Jane and Sidney Harman were generous contributors to various Democratic campaigns in the 1980s, including California Assemblyman Mel Levine; U. S. Representatives Robert Byrd, Tom Daschle, and Nancy Pelosi; U.S. Senators Alan Cranston, Patrick Leahy, and George Mitchell. Jane Harman also supported a number of feminist groups, including the Women's Congressional Council and the Ms. Foundation.











Letters of appreciation to Jane and Sidney Harman, 1981-1988


the Democratic Party Gala '87 coordinator, Jane Harman, with her co-chairs Richard Dennis, Robert A. Farmer, Terry McAuliffe, Johnny Hayes, Bertram Lee, and Harold Soderberg, 7 October 1987.



Program book for the Democratic Party Gala '87.



Harman continued to be an active member of the Democratic Party in the 1980s. She coordinated Gala '87, which raised $2.2 million for the Democratic National Committee. As she wrote in the program book, "more of us must help fund our Party, or it will not continue to be the magnet that drew many of us as students into the political process." Harman served as counsel to the Democratic Platform Committee of the 1984 Democratic National Convention, chaired by Geraldine Ferraro (a close and lifelong friend). Harman also chaired the National Lawyers' Council of the Democratic National Committee from 1986 until 1991. Problems addressed by the Council included voting rights abuses and the constitutionality of political gerrymandering (redistricting).



"Kirk Appoints New 'National Lawyers' Council,' Chaired by Jane Harman." Press Release of the Democratic National Committee, 6 March 1986.




Jane Harman by Elaine Mode, 1988.





Women and the Constitution: A Bicentennial Perspective (Atlanta, Georgia: Carter Center of Emory University, 1988).

In February 1988, Harman participated in a symposium on women and the Constitution at the Carter Center of Emory University. She chaired a panel entitled "The Contemporary Supreme Court and Women." Her panelists included Ruth Bader Ginsburg, among others.

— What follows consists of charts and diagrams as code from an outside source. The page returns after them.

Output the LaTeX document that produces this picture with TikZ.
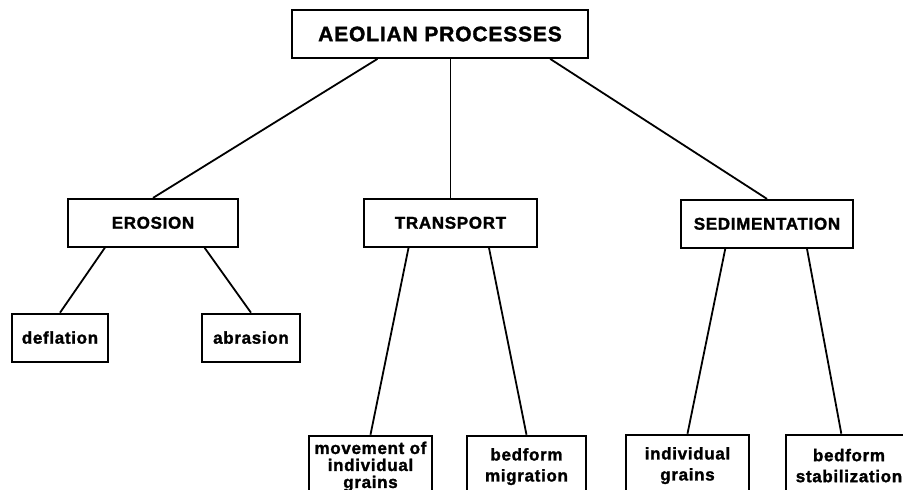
\documentclass[tikz,border=0pt]{standalone}
\usepackage{fontspec}
\newfontfamily\boxfont{Liberation Sans}[LetterSpace=4, BoldFeatures={FakeBold=1.6}]
\usetikzlibrary{positioning,calc}

\begin{document}
\begin{tikzpicture}[
    x=1pt, y=1pt,
    proc/.style={draw, line width=1.8pt, minimum height=48pt, inner sep=2pt, align=center, font=\boxfont\bfseries\fontsize{17}{21}\selectfont},
    leaf/.style={proc, minimum height=62pt},
    link/.style={line width=1.8pt}
]
    \clip (0,0) rectangle (903,-490);

    % Top
    \node[proc, minimum width=296pt, font=\boxfont\bfseries\fontsize{21}{23}\selectfont] (aeolian) at (440,-34) {AEOLIAN PROCESSES};

    % Processes
    \node[proc, minimum width=170pt, below=139pt of aeolian, xshift=-287pt] (erosion) {EROSION};
    \node[proc, minimum width=173pt, below=139pt of aeolian, xshift=10.5pt] (transport) {TRANSPORT};
    \node[proc, minimum width=172pt, below=140pt of aeolian, xshift=327pt] (sedim) {SEDIMENTATION};

    % Erosion
    \node[proc, minimum width=96pt, below=65pt of erosion, xshift=-93pt] (deflation) {deflation};
    \node[proc, minimum width=98pt, below=65pt of erosion, xshift=98pt] (abrasion) {abrasion};

    % Transport
    \node[leaf, minimum width=123pt, below=187pt of transport, xshift=-80pt, font=\boxfont\bfseries\fontsize{17}{17}\selectfont] (movement) {movement of\\individual\\grains};
    \node[leaf, minimum width=119pt, below=187pt of transport, xshift=76pt] (migration) {bedform\\migration};

    % Sedimentation
    \node[leaf, minimum width=123pt, below=185pt of sedim, xshift=-79.5pt] (grains) {individual\\grains};
    \node[leaf, minimum width=126pt, below=185pt of sedim, xshift=82pt] (stabil) {bedform\\stabilization};

    % Links
    \draw[link] ($(aeolian.south west)!0.29!(aeolian.south east)$) -- (erosion.north);
    \draw[link] (transport.north |- aeolian.south) -- (transport.north);
    \draw[link] ($(aeolian.south west)!0.87!(aeolian.south east)$) -- (sedim.north);
    \draw[link] ($(erosion.south west)!0.22!(erosion.south east)$) -- (deflation.north);
    \draw[link] ($(erosion.south west)!0.8!(erosion.south east)$) -- (abrasion.north);
    \draw[link] ($(transport.south west)!0.26!(transport.south east)$) -- (movement.north);
    \draw[link] ($(transport.south west)!0.72!(transport.south east)$) -- (migration.north);
    \draw[link] ($(sedim.south west)!0.26!(sedim.south east)$) -- (grains.north);
    \draw[link] ($(sedim.south west)!0.73!(sedim.south east)$) -- ($(stabil.north west)!0.44!(stabil.north east)$);
\end{tikzpicture}
\end{document}
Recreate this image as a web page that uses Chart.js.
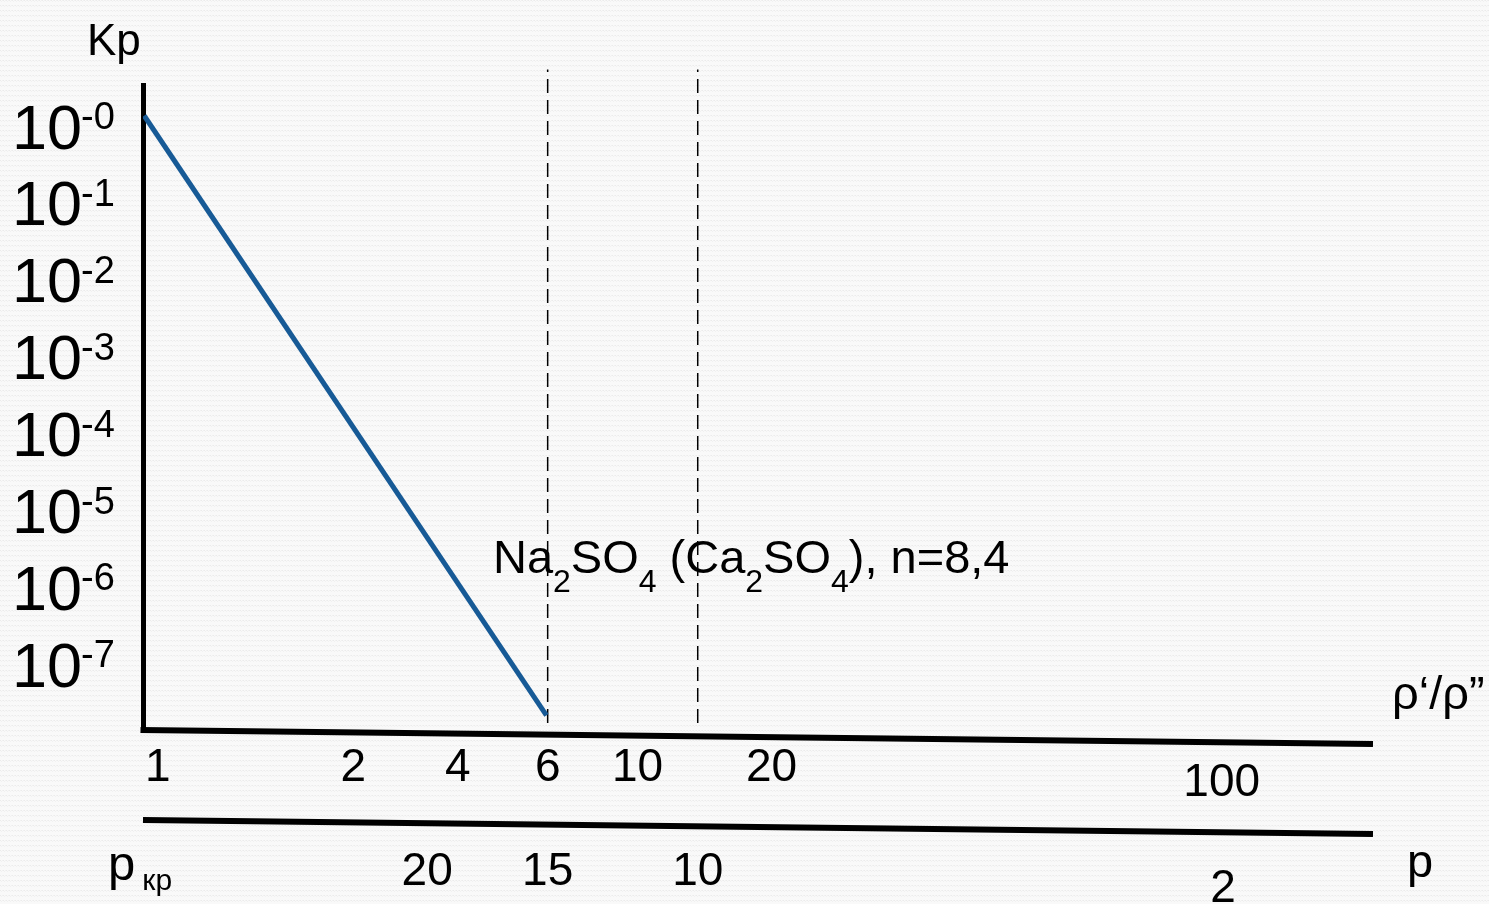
<!DOCTYPE html>
<html>
<head>
<meta charset="utf-8">
<script src="https://cdn.jsdelivr.net/npm/chart.js@4.4.1/dist/chart.umd.min.js"></script>
<style>
  html, body { margin: 0; padding: 0; background: #f7f7f7; }
  #wrap { width: 1489px; height: 904px; }
</style>
</head>
<body>
<div id="wrap"><canvas id="c" width="1489" height="904"></canvas></div>
<script>
// ---- data ----
// x axis is a schematic axis: values are positions along it (0 = y axis, 100 = right end)
const ratioTickLabels = ['1', '2', '4', '6', '10', '20', '100'];
const ratioTickAt     = [1.2, 17.1, 25.6, 32.9, 40.2, 51.1, 87.7];
const pTickLabels     = ['20', '15', '10', '2'];
const pTickAt         = [23.1, 32.9, 45.1, 87.8];
const kpExponents     = [0, -1, -2, -3, -4, -5, -6, -7];   // Kp = 10^e
const curveX          = [0.1, 32.8];
const curveLogKp      = [0.2, -7.6];
const limitX          = [32.9, 45.1];                      // ρ'/ρ''=6 (p=15) and p=10
const limitLogKp      = [-7.7, 0.8];
const noteText        = [['Na',0],['2',1],['SO',0],['4',1],[' (Ca',0],['2',1],['SO',0],['4',1],['), n=8,4',0]];
const noteAt          = { x: 28.45, y: -5.75 };

const FONT = "'Liberation Sans', Arial, sans-serif";
const BLUE = '#175a96';

const curveData = curveX.map((x, i) => ({ x, y: curveLogKp[i] }));
const limitDatasets = limitX.map(x => ({
  data: limitLogKp.map(y => ({ x, y })),
  borderColor: '#000', borderWidth: 1.5, borderDash: [14, 7],
  pointRadius: 0, clip: false, xAxisID: 'x', yAxisID: 'y'
}));

// subtle woven paper texture of the slide background
function makeTexture() {
  const t = document.createElement('canvas');
  t.width = 6; t.height = 5;
  const g = t.getContext('2d');
  g.fillStyle = '#f9f9f9'; g.fillRect(0, 0, 6, 5);
  g.fillStyle = '#ebebeb';
  g.fillRect(0, 0, 1, 1); g.fillRect(3, 0, 1, 1);
  g.fillStyle = '#f1f1f1';
  g.fillRect(1, 1, 1, 1); g.fillRect(4, 1, 1, 1);
  g.fillRect(2, 0, 1, 1); g.fillRect(5, 0, 1, 1);
  return t;
}

const decor = {
  id: 'decor',
  beforeDraw(chart) {
    const c = chart.ctx;
    c.save();
    c.fillStyle = c.createPattern(makeTexture(), 'repeat');
    c.fillRect(0, 0, chart.width, chart.height);
    c.restore();
  },
  afterDraw(chart) {
    const c = chart.ctx;
    const ca = chart.chartArea;
    const xs = chart.scales.x, x2 = chart.scales.x2, ys = chart.scales.y;
    const slope = 14;
    c.save();
    c.strokeStyle = '#000';
    c.lineWidth = 6;
    c.lineCap = 'butt';
    // slanted ρ'/ρ'' axis
    c.beginPath();
    c.moveTo(ca.left - 2.5, ca.bottom);
    c.lineTo(ca.right, ca.bottom + slope);
    c.stroke();
    // slanted p axis
    c.beginPath();
    c.moveTo(ca.left, xs.bottom);
    c.lineTo(ca.right, xs.bottom + slope);
    c.stroke();

    c.fillStyle = '#000';
    // y tick superscripts
    c.font = '38px ' + FONT;
    c.textAlign = 'left';
    c.textBaseline = 'alphabetic';
    const yTickRight = ca.left - ys.options.ticks.padding;
    kpExponents.forEach(e => {
      c.fillText('-' + Math.abs(e), yTickRight - 1, ys.getPixelForValue(e) - 2);
    });

    // axis titles
    c.font = '44px ' + FONT;
    c.fillText('Kp', 87, 55);
    c.font = '47px ' + FONT;
    c.fillText('ρ‘/ρ”', ca.right + 19, 709);
    c.fillText('p', ca.right + 34, 877);

    // p_кр label at x2 position 0
    const cx = x2.getPixelForValue(0);
    const lx = cx - 35;
    c.font = '49px ' + FONT;
    c.fillText('p', lx, 880);
    const wp = c.measureText('p').width;
    c.font = '30px ' + FONT;
    c.fillText('кр', lx + wp + 7, 890);

    // annotation
    let ax = xs.getPixelForValue(noteAt.x);
    const ay = ys.getPixelForValue(noteAt.y);
    noteText.forEach(([t, sub]) => {
      c.font = (sub ? '32px ' : '47px ') + FONT;
      c.fillText(t, ax, sub ? ay + 19 : ay);
      ax += c.measureText(t).width;
    });
    c.restore();
  }
};

// single-line tick labels are centred at lineHeight/2 below the padding,
// so a taller line height on the last (detached) tick drops it a little lower
const xTicks = (at, labels, pad, lowered) => ({
  color: '#000',
  padding: pad,
  autoSkip: false,
  maxRotation: 0,
  minRotation: 0,
  font: ctx => ({ family: FONT, size: 46, lineHeight: (ctx.index === at.length - 1 ? lowered : '46px') }),
  callback: (v, i) => labels[i]
});

const noPad = s => { s.paddingTop = 0; s.paddingBottom = 0; s.paddingLeft = 0; s.paddingRight = 0; };

new Chart(document.getElementById('c'), {
  type: 'line',
  data: {
    datasets: [
      { data: curveData, borderColor: BLUE, borderWidth: 5, pointRadius: 0, tension: 0, xAxisID: 'x', yAxisID: 'y' },
      ...limitDatasets
    ]
  },
  options: {
    responsive: false,
    animation: false,
    devicePixelRatio: 1,
    layout: { padding: { left: 0, top: 85, right: 116, bottom: 0 } },
    plugins: { legend: { display: false }, tooltip: { enabled: false } },
    scales: {
      y: {
        type: 'linear', position: 'left', min: -7.79, max: 0.6,
        grid: { display: false, drawTicks: false },
        border: { display: true, color: '#000', width: 5 },
        ticks: { color: '#000', padding: 61, font: { family: FONT, size: 63 }, callback: () => '10' },
        afterBuildTicks: s => { s.ticks = kpExponents.map(v => ({ value: v })); },
        afterFit: s => { s.width = 143; noPad(s); }
      },
      x: {
        type: 'linear', position: 'bottom', weight: 0, min: 0, max: 100,
        grid: { display: false, drawTicks: false },
        border: { display: false },
        ticks: xTicks(ratioTickAt, ratioTickLabels, 15, '76px'),
        afterBuildTicks: s => { s.ticks = ratioTickAt.map(v => ({ value: v })); },
        afterFit: s => { s.height = 90; noPad(s); }
      },
      x2: {
        type: 'linear', position: 'bottom', weight: 1, min: 0, max: 100,
        grid: { display: false, drawTicks: false },
        border: { display: false },
        ticks: xTicks(pTickAt, pTickLabels, 29, '80px'),
        afterBuildTicks: s => { s.ticks = pTickAt.map(v => ({ value: v })); },
        afterFit: s => { s.height = 84; noPad(s); }
      }
    }
  },
  plugins: [decor]
});
</script>
</body>
</html>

The conference was organized by First Ladies Rosalynn Carter, Lady Bird Johnson, Betty Ford, and Pat Nixon. Plenary speakers included Barbara Jordan, Sandra Day O'Connor, Geraldine Ferraro, Coretta Scott King, and Bella Abzug, among others. While representing her firm, Harman was able to network with prominent American women jurists, educators, and lawyers.

Harman and all the featured speakers and panelists at the conference had one thing in common, according to Rosalynn Carter, "to them, the word 'no' represented a challenge, not an obstacle."



In 1988 Harman was selected to participate in election observations in Chile as part of a delegation from the National Democratic Institute for International Affairs. On 5 October 1988, Harman watched with amazement as ninety-seven percent of the registered voters in Chile peacefully went to the polls to vote on whether General Augusto Pinochet, who engineered the military coup that toppled civilian President Salvador Allende fifteen years before, should serve for another eight years as Chile's President. Pinochet was rejected.

The following month, Harman was concerned when less than fifty percent of Americans voted in the U.S. presidential race that elected George Herbert Walker Bush. Ruminating about her experiences in South America, she wondered if, like Chile, "coalitions involving political parties as well as community and church organizations can substantially increase political participation" in the United States?




Letter from Walter F. Mondale, Chairman of the National Democratic Institute for International Affairs, to Jane Harman, 6 September 1988.